C’est dommage, Garo, que tu n’es point entré
Au conseil de celui que prêche ton curé :
Tout en eût été mieux[1].


J’ai bien pour que Catherine d’Alexandrie, qui confondit, comme vous savez, les philosophes avec tant de succès, ne voie de fort mauvais œil l’accueil que leur fait Catherine de Russie, et ne se récuse pour sa patronne. Il faut espérer que la cour de Pétersbourg sera plus fidèle au traité qu’elle fait avec la philosophie, qu’elle ne l’a été à ceux qu’elle a faits avec le cardinal de Bernis. Il est vrai que le fruit de ces derniers a été de faire égorger un million d’hommes, et que la philosophie aura peut-être le bonheur d’en éclairr un plus grand nombre.

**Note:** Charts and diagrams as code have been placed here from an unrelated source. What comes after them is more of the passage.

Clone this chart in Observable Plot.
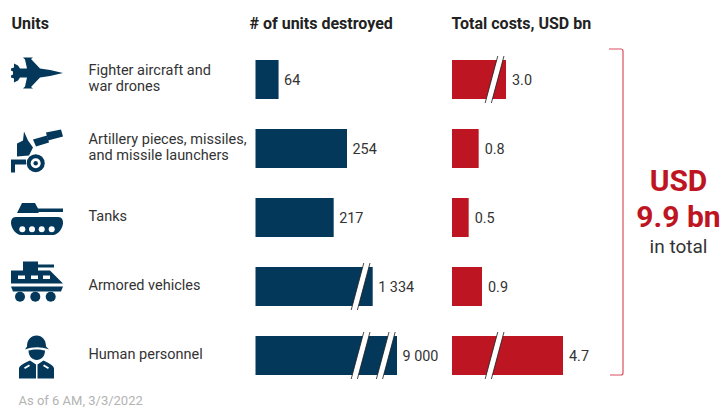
<!DOCTYPE html>
<html>
<head>
<meta charset="utf-8">
<script src="https://cdn.jsdelivr.net/npm/d3@7"></script>
<script src="https://cdn.jsdelivr.net/npm/@observablehq/plot@0.6"></script>
<style>
  html, body { margin: 0; padding: 0; background: #fff; }
  #chart { position: relative; width: 723px; height: 408px; overflow: hidden; }
  #chart svg { position: absolute; left: 0; top: 0; background: transparent; }
</style>
</head>
<body>
<div id="chart"></div>
<script>
// Reported Russian losses by unit type: counts and estimated cost
const units = ["Fighter aircraft and war drones", "Artillery pieces, missiles, and missile launchers", "Tanks", "Armored vehicles", "Human personnel"];
const unitLabels = ["Fighter aircraft and\nwar drones", "Artillery pieces, missiles,\nand missile launchers", "Tanks", "Armored vehicles", "Human personnel"];
const destroyed = [64, 254, 217, 1334, 9000];
const costs = [3.0, 0.8, 0.5, 0.9, 4.7];

// Where each bar's axis is interrupted
const destroyedBreaks = [[3, 825], [4, 825], [4, 5467]];
const costBreaks = [[0, 2.0], [4, 2.0]];

// Broken axes: each stretch between knots has its own scale
const destroyedKnots = [0, 254, 1334, 9000];
const costKnots = [0, 0.9, 3.0, 4.7];

const NAVY = "#03385b";
const RED = "#bd1622";
const FONT = "Roboto, sans-serif";
const INK = "#333333";

const W = 723, H = 408;
const yScale = {type: "band", domain: units, range: [44.35, 390.85], paddingInner: 0.44, paddingOuter: 0.22, axis: null};
const base = {width: W, height: H, margin: 0, style: {background: "transparent", fontFamily: FONT}};

const svgEl = (name) => document.createElementNS("http://www.w3.org/2000/svg", name);

// Slanted white gaps that mark a broken bar
function breakMark(breaks) {
  return (index, {x, y}) => {
    const g = d3.select(svgEl("g"));
    const bw = y.bandwidth();
    for (const [row, value] of breaks) {
      const cx = x(value), top = y(units[row]) - 4, bottom = y(units[row]) + bw + 4;
      const slant = 6.3, half = 3.1;
      g.append("polygon")
        .attr("points", [[cx - half + slant, top], [cx + half + slant, top], [cx + half - slant, bottom], [cx - half - slant, bottom]].join(" "))
        .attr("fill", "#fff");
      for (const side of [-half, half]) {
        g.append("line")
          .attr("x1", cx + side + slant).attr("y1", top)
          .attr("x2", cx + side - slant).attr("y2", bottom)
          .attr("stroke", "#1a1a1a").attr("stroke-width", 0.8);
      }
    }
    return g.node();
  };
}

// Pictograms for the unit column, each drawn around its row centre
const icons = [
  {cy: 79, shapes: [
    ["path", "M63 72.5 L50 69.5 L40 68 L31 58.5 L33 57 L23 57 L25 59 L27 68 L20 68 L18 65 L14 63 L14 67 L11 68 L11 70 L13 71 L13 74 L11 75 L11 77 L14 78 L14 82 L18 80 L20 77 L27 77 L25 86 L23 88 L33 88 L31 86.5 L40 77 L50 75.5 Z"]
  ]},
  {cy: 148, shapes: [
    ["path", "M24 131 L28 140 L33 147 L29 155 L17 156 L17 143 L23 140 Z"],
    ["path", "M33 139 L47 135 L49 142 L36 146 Z"],
    ["path", "M46 132 L61 129 L63 136 L48 140 Z"],
    ["path", "M11 159 L26 159 L26 164 L15 164 L15 172 L11 172 Z"],
    ["circle", 35.7, 162.7, 9, NAVY],
    ["circle", 35.7, 162.7, 5, "#fff"],
    ["circle", 35.7, 162.7, 2.2, NAVY]
  ]},
  {cy: 217.5, shapes: [
    ["path", "M17 213 L22 203 L35 203 L38 208.5 L63 208.5 L63 212 L39 212 L38 213 Z"],
    ["path", "M16 217 L58 217 C62 217 63 220 63 223 C63 228 58 235 53 235 L21 235 C16 235 11 228 11 223 C11 220 12 217 16 217 Z"],
    ["circle", 22.3, 229.3, 3, "#fff"],
    ["circle", 32, 229.3, 3, "#fff"],
    ["circle", 41.7, 229.3, 3, "#fff"],
    ["circle", 51.7, 229.3, 3, "#fff"]
  ]},
  {cy: 287, shapes: [
    ["path", "M11 271 L23 271 L23 262 L38 262 L38 265 L54 265 L54 268 L38 268 L38 271 L50 271 L63 284 L11 284 Z"],
    ["path", "M11 287 L63 287 L61 292 L13 292 Z"],
    ["rect", 18, 276, 7, 3.5],
    ["rect", 31, 276, 7, 3.5],
    ["rect", 43, 276, 7, 3.5],
    ["circle", 20, 297.3, 5, NAVY],
    ["circle", 35.3, 297.3, 5, NAVY],
    ["circle", 50.7, 297.3, 5, NAVY]
  ]},
  {cy: 356, shapes: [
    ["path", "M25 350 L27 347 C27 340 31 336 36.7 336 C42 336 46 340 46 347 L49 350 C41 347 33 347 25 350 Z"],
    ["path", "M28.5 351 C33 349.5 40 349.5 45 351 C45 357 41 360.5 36.7 360.5 C32.5 360.5 28.5 357 28.5 351 Z"],
    ["path", "M19 379 L19 369 C19 366 24 364 30 361 L36 365 L36 379 Z"],
    ["path", "M54 379 L54 369 C54 366 49 364 43.5 361 L37.5 365 L37.5 379 Z"],
    ["path", "M24 368 L29 365 L30 366.5 L25 369.5 Z", "#fff"],
    ["path", "M49 368 L44 365 L43 366.5 L48 369.5 Z", "#fff"]
  ]}
];

function iconMark(index, {y}) {
  const root = d3.select(svgEl("g"));
  const bw = y.bandwidth();
  icons.forEach((icon, i) => {
    const g = root.append("g")
      .attr("transform", `translate(0,${y(units[i]) + bw / 2 - icon.cy})`);
    for (const s of icon.shapes) {
      if (s[0] === "path") g.append("path").attr("d", s[1]).attr("fill", s[2] ?? NAVY);
      if (s[0] === "circle") g.append("circle").attr("cx", s[1]).attr("cy", s[2]).attr("r", s[3]).attr("fill", s[4]);
      if (s[0] === "rect") g.append("rect").attr("x", s[1]).attr("y", s[2]).attr("width", s[3]).attr("height", s[4]).attr("fill", "#fff");
    }
  });
  return root.node();
}

// Bracket that gathers the cost column into its total
function bracketMark(index, {y}) {
  const top = y(units[0]) - 11, bottom = y(units[4]) + y.bandwidth();
  const p = d3.path();
  p.moveTo(609, top); p.lineTo(621, top); p.quadraticCurveTo(623, top, 623, top + 2);
  p.lineTo(623, bottom - 2); p.quadraticCurveTo(623, bottom, 621, bottom); p.lineTo(610, bottom);
  return d3.select(svgEl("path")).attr("d", p.toString())
    .attr("fill", "none").attr("stroke", "#d9505e").attr("stroke-width", 1.2).node();
}

const spaced = d3.formatLocale({decimal: ".", thousands: " ", grouping: [3], currency: ["", ""]}).format(",");
const rows = units.map((unit, i) => ({unit, label: unitLabels[i], destroyed: destroyed[i], cost: costs[i]}));
const total = d3.sum(costs).toFixed(1);

const note = (text, dx, dy, opts = {}) => Plot.text([text], {
  frameAnchor: "top-left", textAnchor: "start", lineAnchor: "top",
  dx, dy, fontSize: 16, fill: "#222", ...opts
});

// Labels, pictograms, headers and the total
const frame = Plot.plot({
  ...base,
  y: yScale,
  marks: [
    iconMark,
    Plot.text(rows, {y: "unit", text: "label", frameAnchor: "left", textAnchor: "start", dx: 88, dy: -2.5, fontSize: 14.5, fill: INK, lineHeight: 1.14}),
    note("Units", 11, 17, {fontWeight: 700}),
    note("# of units destroyed", 249, 17, {fontWeight: 700}),
    note("Total costs, USD bn", 451, 17, {fontWeight: 700}),
    note("As of 6 AM, 3/3/2022", 18, 395.5, {fill: "#b3b3b3", fontSize: 13}),
    bracketMark,
    Plot.text([`USD\n${total} bn`], {frameAnchor: "top-left", dx: 678, dy: 165, lineAnchor: "top", textAnchor: "middle", fontSize: 30, fontWeight: 700, fill: RED, lineHeight: 1.2}),
    Plot.text(["in total"], {frameAnchor: "top-left", dx: 678, dy: 239, lineAnchor: "top", textAnchor: "middle", fontSize: 19, fill: INK})
  ]
});

// Units destroyed
const unitsPlot = Plot.plot({
  ...base,
  x: {type: "linear", domain: destroyedKnots, range: [255.5, 347, 372.7, 397], axis: null},
  y: yScale,
  marks: [
    Plot.barX(rows, {x: "destroyed", y: "unit", fill: NAVY}),
    breakMark(destroyedBreaks),
    Plot.text(rows, {x: "destroyed", y: "unit", text: (d) => spaced(d.destroyed), textAnchor: "start", dx: 5, fontSize: 14.4, fill: INK})
  ]
});

// Total costs
const costPlot = Plot.plot({
  ...base,
  x: {type: "linear", domain: costKnots, range: [452, 482, 506, 563], axis: null},
  y: yScale,
  marks: [
    Plot.barX(rows, {x: "cost", y: "unit", fill: RED}),
    breakMark(costBreaks),
    Plot.text(rows, {x: "cost", y: "unit", text: (d) => d.cost.toFixed(1), textAnchor: "start", dx: 5.5, fontSize: 14.4, fill: INK})
  ]
});

document.getElementById("chart").append(frame, unitsPlot, costPlot);
</script>
</body>
</html>
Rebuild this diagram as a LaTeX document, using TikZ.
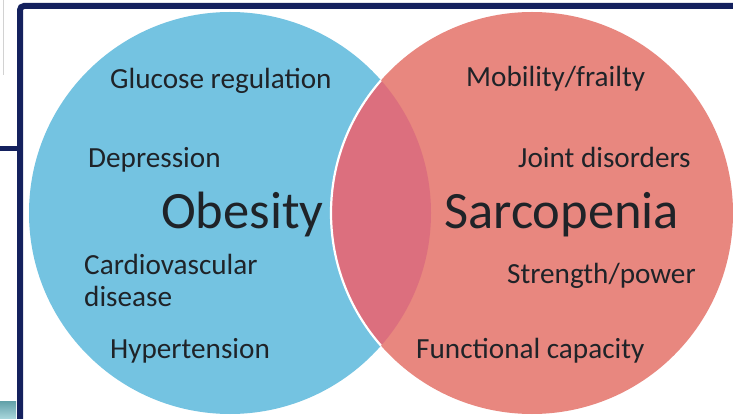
\documentclass[tikz,border=0pt]{standalone}
\usepackage{fontspec}
\setmainfont{Carlito}
\definecolor{framenavy}{HTML}{14215E}
\definecolor{obesblue}{HTML}{74C3E1}
\definecolor{sarcred}{HTML}{E8877F}
\definecolor{overlapred}{HTML}{DC6F7E}
\definecolor{inkdark}{HTML}{1F2328}
\definecolor{tealbar}{HTML}{72BCC6}
\begin{document}
\begin{tikzpicture}[x=1pt,y=-1pt,
  item/.style={anchor=base west, inner sep=0pt, text=inkdark,
    font=\fontsize{29.2}{31}\selectfont},
  heading/.style={anchor=base west, inner sep=0pt, text=inkdark,
    font=\fontsize{52.5}{56}\selectfont}]
\useasboundingbox (0,0) rectangle (733,419);
\fill[white] (0,0) rectangle (733,419);

% pieces of the neighbouring slide content
\draw[gray!35, line width=1.5pt] (3.5,0) -- (3.5,75);
\draw[framenavy, line width=5pt] (0,149) -- (17,149);
\shade[top color=tealbar!85!black, bottom color=tealbar!60!white] (0,401) rectangle (16,419);

% slide frame
\draw[framenavy, line width=6pt, rounded corners=4pt] (20,419) -- (20,6) -- (740,6);

% the two sets
\coordinate (cO) at (230,213);
\coordinate (cS) at (532,213);
\fill[obesblue] (cO) circle (201);
\fill[sarcred] (cS) circle (201);
\begin{scope}
  \clip (cO) circle (201);
  \fill[overlapred] (cS) circle (201);
\end{scope}
\begin{scope}
  \clip (cO) circle (201);
  \draw[white, line width=2.2pt] (cS) circle (201);
\end{scope}

% labels
\node[item] (glu) at (110,89) {Glucose regulation};
\node[item] (dep) at (88,168) {Depression};
\node[heading] (obe) at (161,229) {Obesity};
\node[item] (car) at (84,275) {Cardiovascular};
\node[item] (dis) at (84,307) {disease};
\node[item] (hyp) at (110,359) {Hypertension};

\node[item] (mob) at (466,87) {Mobility/frailty};
\node[item] (joi) at (518,168) {Joint disorders};
\node[heading] (sar) at (444,229) {Sarcopenia};
\node[item] (str) at (507,284) {Strength/power};
\node[item] (fun) at (416,359) {Functional capacity};
\end{tikzpicture}
\end{document}
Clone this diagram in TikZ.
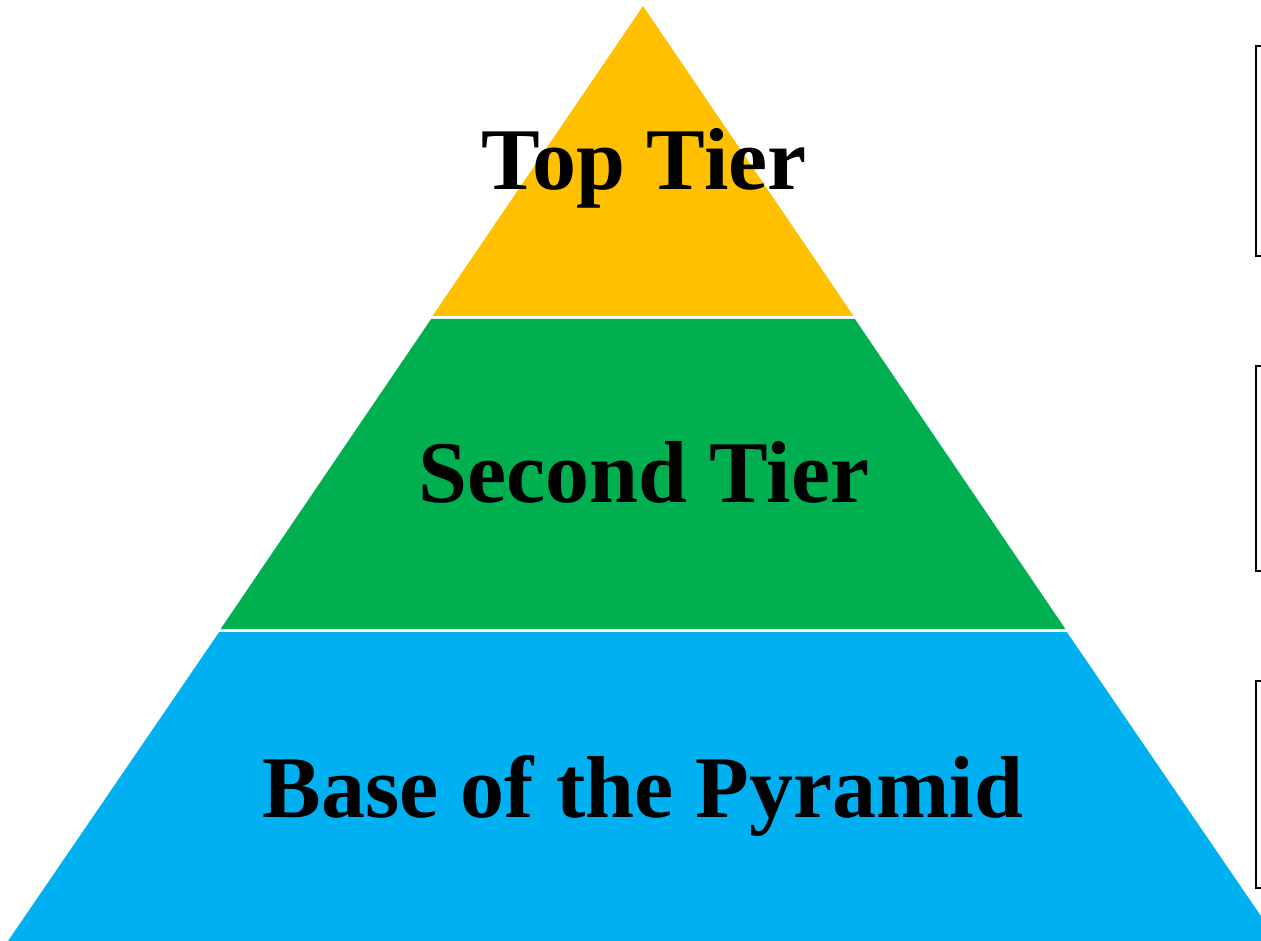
\documentclass[tikz,border=0pt]{standalone}
\usepackage{fontspec}
\setmainfont{Liberation Serif}
\definecolor{topc}{RGB}{255,192,0}
\definecolor{midc}{RGB}{0,176,80}
\definecolor{basec}{RGB}{0,176,240}
\begin{document}
\begin{tikzpicture}[x=1pt,y=-1pt,
  tierlabel/.style={anchor=base,inner sep=0pt,font=\fontsize{88}{90}\selectfont\bfseries},
  brk/.style={draw=black,line width=2.6pt}]
\useasboundingbox (0,0) rectangle (1261,941);
\clip (0,0) rectangle (1261,941);
% pyramid: apex (643,6), base (8,941)-(1278,941)
\fill[topc] (643,6) -- (853.5,316) -- (432.5,316) -- cycle;
\fill[midc] (431.1,319) -- (854.9,319) -- (1065.4,629) -- (220.6,629) -- cycle;
\fill[basec] (219.2,632) -- (1066.8,632) -- (1278,941) -- (8,941) -- cycle;
\node[tierlabel] (t1) at (644,190) {Top Tier};
\node[tierlabel] (t2) at (644,502) {Second Tier};
\node[tierlabel] (t3) at (643,817) {Base of the Pyramid};
% brackets
\draw[brk] (1265,46) -- (1256,46) -- (1256,256) -- (1265,256);
\draw[brk] (1265,366) -- (1256,366) -- (1256,571) -- (1265,571);
\draw[brk] (1265,681) -- (1256,681) -- (1256,888) -- (1265,888);
\end{tikzpicture}
\end{document}
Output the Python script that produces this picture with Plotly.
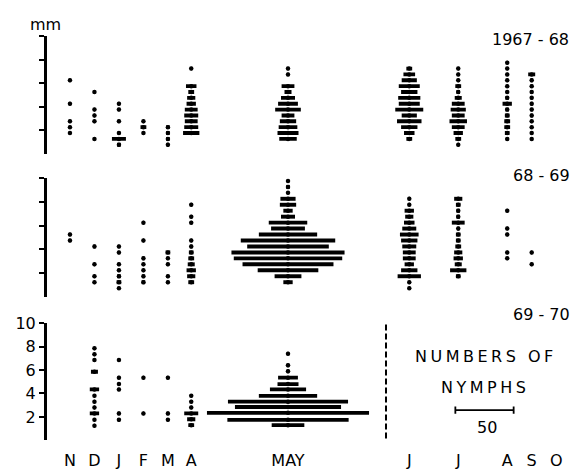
import plotly.graph_objects as go

W, H = 584, 470
PX_PER_NYMPH = 58.3 / 50.0   # scale bar: 50 nymphs

months = ["N", "D", "J", "F", "M", "A", "MAY", "J", "J", "A", "S", "O"]
month_pos = [60, 81, 102, 123, 144, 164, 247, 351, 393, 435, 456, 477]  # in nymph units
season_labels = ["1967 - 68", "68 - 69", "69 - 70"]
y_ticks = [2, 4, 6, 8, 10]
y_ticktext = ["2", "4", "6", "8", "10"]

# column index -> (size class in mm, number of nymphs)
s1967 = {
    0: ([6.25, 4.25, 2.75, 2.25, 1.75], [1, 1, 1, 1, 1]),
    1: ([5.25, 3.75, 3.25, 2.75, 1.25], [1, 1, 1, 1, 1]),
    2: ([4.25, 3.75, 2.75, 1.75, 1.25, 0.75], [1, 1, 1, 2, 12, 3]),
    3: ([2.75, 2.25, 1.75], [1, 5, 1]),
    4: ([2.25, 1.75, 1.25, 0.75], [3, 3, 3, 2]),
    5: ([7.25, 5.75, 5.25, 4.75, 4.25, 3.75, 3.25, 2.75, 2.25, 1.75],
        [1, 9, 5, 7, 8, 11, 12, 11, 12, 14]),
    6: ([7.25, 6.75, 5.75, 5.25, 4.75, 4.25, 3.75, 3.25, 2.75, 2.25, 1.75, 1.25],
        [1, 1, 11, 6, 12, 17, 22, 11, 14, 16, 18, 15]),
    7: ([7.25, 6.75, 6.25, 5.75, 5.25, 4.75, 4.25, 3.75, 3.25, 2.75, 2.25, 1.75, 1.25],
        [5, 10, 13, 18, 14, 19, 18, 24, 13, 21, 14, 9, 5]),
    8: ([7.25, 6.75, 6.25, 5.75, 5.25, 4.75, 4.25, 3.75, 3.25, 2.75, 2.25, 1.75, 1.25, 0.75],
        [1, 1, 1, 5, 3, 6, 11, 13, 11, 15, 11, 8, 5, 1]),
    9: ([7.75, 7.25, 6.75, 6.25, 5.75, 5.25, 4.75, 4.25, 3.75, 3.25, 2.75, 2.25, 1.75, 1.25],
        [1, 1, 1, 1, 1, 1, 3, 8, 3, 4, 5, 5, 4, 2]),
    10: ([6.75, 6.25, 5.75, 5.25, 4.75, 4.25, 3.75, 3.25, 2.75, 2.25, 1.75, 1.25],
         [6, 2, 2, 2, 2, 2, 2, 2, 1, 1, 1, 1]),
}

s1968 = {
    0: ([5.25, 4.75], [1, 1]),
    1: ([4.25, 2.75, 1.75, 1.25], [2, 1, 1, 1]),
    2: ([4.25, 3.75, 2.75, 2.25, 1.75, 1.25, 0.75], [1, 1, 1, 1, 3, 4, 1]),
    3: ([6.25, 4.75, 3.25, 2.75, 2.25, 1.75, 1.25], [1, 1, 2, 1, 1, 2, 3]),
    4: ([3.75, 3.25, 2.75, 1.75, 1.25], [4, 1, 1, 1, 1]),
    5: ([7.75, 6.75, 6.25, 4.75, 4.25, 3.75, 3.25, 2.75, 2.25, 1.75, 1.25],
        [1, 1, 1, 1, 2, 4, 5, 6, 8, 7, 5]),
    6: ([9.75, 9.25, 8.75, 8.25, 7.75, 7.25, 6.75, 6.25, 5.75, 5.25, 4.75, 4.25,
         3.75, 3.25, 2.75, 2.25, 1.75, 1.25],
        [1, 3, 1, 13, 14, 8, 12, 33, 29, 50, 81, 70, 97, 93, 78, 52, 23, 8]),
    7: ([8.25, 7.75, 7.25, 6.75, 6.25, 5.75, 5.25, 4.75, 4.25, 3.75, 3.25, 2.75, 2.25, 1.75, 1.25, 0.75],
        [1, 1, 8, 7, 9, 12, 16, 14, 12, 11, 11, 8, 14, 20, 1, 1]),
    8: ([8.25, 7.75, 7.25, 6.75, 6.25, 5.75, 5.25, 4.75, 4.25, 3.75, 3.25, 2.75, 2.25, 1.75],
        [7, 4, 3, 3, 11, 2, 4, 4, 5, 7, 8, 6, 14, 4]),
    9: ([7.25, 5.75, 5.25, 3.75, 3.25], [1, 1, 1, 1, 1]),
    10: ([3.75, 2.75], [1, 1]),
}

s1969 = {
    1: ([7.85, 7.35, 6.85, 5.85, 4.35, 3.8, 3.3, 2.8, 2.3, 1.75, 1.25],
        [1, 1, 1, 6, 8, 1, 1, 1, 8, 1, 1]),
    2: ([6.85, 5.35, 4.8, 4.35, 2.3, 1.75], [1, 1, 1, 1, 2, 2]),
    3: ([5.35, 2.3], [1, 1]),
    4: ([5.35, 2.3, 1.75], [1, 2, 1]),
    5: ([3.8, 3.3, 2.8, 2.3, 1.8, 1.3], [1, 1, 1, 12, 7, 5]),
    6: ([7.4, 6.4, 5.9, 5.35, 4.8, 4.35, 3.8, 3.3, 2.85, 2.35, 1.75, 1.3],
        [1, 2, 2, 17, 18, 31, 50, 103, 91, 139, 104, 28]),
}

seasons = [s1967, s1968, s1969]
FONT = "DejaVu Sans"


def px_x(px):
    return px / W


def px_y(py):
    return 1 - py / H


# vertical pixel spans (0 mm, 10 mm) for each panel
panel_px = [(148, 28), (295, 173), (441.7, 321.7)]
yaxis_names = ["y", "y2", "y3"]

fig = go.Figure()
for season, yname in zip(seasons, yaxis_names):
    xs, bases, ys, dx, dy = [], [], [], [], []
    for col, (sizes, counts) in season.items():
        c = month_pos[col]
        for s, n in zip(sizes, counts):
            xs.append(n)
            bases.append(c - n / 2.0)
            ys.append(s)
            dx.append(c)
            dy.append(s)
    fig.add_trace(go.Bar(x=xs, base=bases, y=ys, orientation="h", width=0.33,
                         marker=dict(color="black", line=dict(width=0)),
                         xaxis="x", yaxis=yname, showlegend=False, hoverinfo="skip"))
    fig.add_trace(go.Scatter(x=dx, y=dy, mode="markers",
                             marker=dict(color="black", size=4.5, line=dict(width=0)),
                             xaxis="x", yaxis=yname, showlegend=False, hoverinfo="skip"))

layout = dict(
    width=W, height=H,
    margin=dict(l=0, r=0, t=0, b=0),
    paper_bgcolor="white", plot_bgcolor="white",
    barmode="overlay",
    font=dict(family=FONT, size=16, color="black"),
    xaxis=dict(domain=[0, 1], range=[0, W / PX_PER_NYMPH], anchor="y3",
               tickmode="array", tickvals=month_pos, ticktext=months,
               showgrid=False, zeroline=False, showline=False, ticks="",
               ticklabelstandoff=9, tickfont=dict(size=16)),
)
for i, (p0, p10) in enumerate(panel_px):
    key = "yaxis" if i == 0 else f"yaxis{i + 1}"
    layout[key] = dict(
        domain=[px_y(p0), px_y(p10)], range=[0, 10],
        anchor="free", position=px_x(45),
        tickmode="array", tickvals=y_ticks, ticktext=y_ticktext,
        showticklabels=(i == 2), ticks="outside", ticklen=5, tickwidth=2,
        tickcolor="black", showline=True, linecolor="black", linewidth=2.5,
        showgrid=False, zeroline=False, tickfont=dict(size=16),
    )
fig.update_layout(**layout)

# dashed separator in the last season
sep_x = 386 / PX_PER_NYMPH
fig.add_shape(type="line", xref="x", yref="y3", x0=sep_x, x1=sep_x, y0=0.15, y1=10.3,
              line=dict(color="black", width=2, dash="6px,3px"))

# scale bar: 50 nymphs
sb_c = 484.5 / PX_PER_NYMPH
sb_y = 2.58
fig.add_shape(type="line", xref="x", yref="y3", x0=sb_c - 25, x1=sb_c + 25, y0=sb_y, y1=sb_y,
              line=dict(color="black", width=1.8))
for xe in (sb_c - 25, sb_c + 25):
    fig.add_shape(type="line", xref="x", yref="y3", x0=xe, x1=xe, y0=sb_y - 0.3, y1=sb_y + 0.3,
                  line=dict(color="black", width=1.8))

ann = [
    ("mm", 45, 16, "center"),
    (season_labels[0], 571, 31, "right"),
    (season_labels[1], 572, 171, "right"),
    (season_labels[2], 572, 313, "right"),
    ('<span style="letter-spacing:3.5px">NUMBERS OF</span>', 486, 356, "center"),
    ('<span style="letter-spacing:3.5px">NYMPHS</span>', 485, 388, "center"),
    ("50", 487, 429, "center"),
]
for text, x, y, xa in ann:
    fig.add_annotation(text=text, xref="paper", yref="paper", x=px_x(x), y=px_y(y),
                       xanchor=xa, yanchor="middle", showarrow=False,
                       font=dict(family=FONT, size=16, color="black"))

fig.write_html("out.html", config={"displayModeBar": False, "staticPlot": True},
               post_script="document.body.style.margin='0';document.body.style.overflow='hidden';")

Je ne sais pourtant si jusqu’ici elle doit se réjouir ou s’affliger, tant ses succès sont équivoques, du moins sur les bords de la Seine. Expliquez-moi par quelle fatalité la philosophie ne peut se résoudre à quitter ses bords, malgré les dégoûts qu’elle y éprouve et le peu de prosélytes qu’elle y fait. Les philosophes sont comme la femme du Médecin malgré lui[2], qui veut que son mari la batte. Il est vrai que, pour se dédommager, ils viennent de faire donner aux jésuites quelques coups de bâton, et qu’ils se flattent même d’être au moment d’en faire maison nette ; il faudra voir ce que cela produira.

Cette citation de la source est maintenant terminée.